With my newfound credentials and knowledge-base, I’m going to be tackling these issues head on. I want to do my part to destroy this magical thinking, and promote evidence-based practice among martial arts instructors. That’s why I’ve busted 2 huge myths pervasive in martial arts curriculum and instruction design:

2 Instructional Myths that NEED TO DIE!

Myth #1: General Transfer

Transfer is an extremely sticky subject. Just because you can dream up a million ways your drills or exercises could benefit your students, doesn’t mean that’s actually what’s happening. The way you, as an instructor, can logically see things coming together, is not actually how a student will learn or grasp a concept.

For Taekwondo people, that means that practicing formal poomsae will not transfer any skill or ability to the application drills that often accompany them. When you practice an applied movement from poomsae, you are functionally learning a whole new movement pattern.

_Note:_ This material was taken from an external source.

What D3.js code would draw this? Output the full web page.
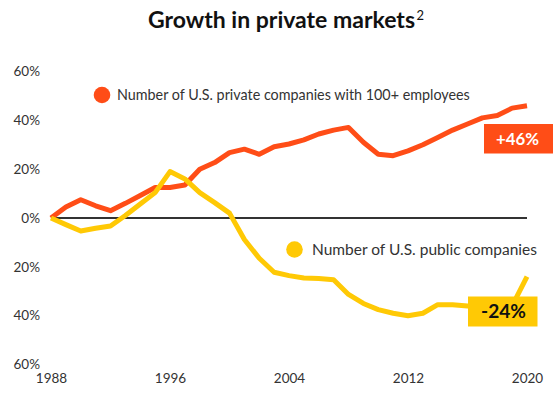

Specificity is the name of the game here. If you want positive skill transfer from an exercise or drill, that drill needs to mimic your ideal application mode (e.g., sparring or self-defense) as closely as possible. The more general or abstract your practice is, the less likely your students will leave with any positive skill transfer from it. 

Myth #2: You Need More Repetition 

You do need to learn a technique or movement pattern in a compliant situation first. Yes. But that is just level 1. Once you’ve learned the movement, it gains you nothing on a functional level (i.e. application to sparring or self-defense) to spend most of your time perfecting that movement in isolation. You must start applying that movement, tactic, or strategy against progressive, active, unscripted resistance from an opponent. Simply drilling that move more against compliant or scripted opponents will gain you nothing. (It just makes you feel like you’re doing something.)

What’s Next? Concluding Thoughts

These myths are so pervasive that even instructors with good teaching methods sometimes fall prey to them, myself included. It’s important to know that what was taught to us, or what feels right, or what seems to produce results can be very deceiving. We need objective, scientific measures to test these methods, see which parts, if any of them, have merit, and to guide us in developing methods that do help us teach and learn martial arts better.

In the near future, I will be outlining, in detail (sources cited), what training methodology my research and practice has led me to. I believe, based on the evidence, that this training methodology — called aliveness by martial artists, and randomized practice by sports science practitioners — is not just a better way to teach and learn, but an entire epistemology by which to verify if your training will work in both sport and self-defense contexts.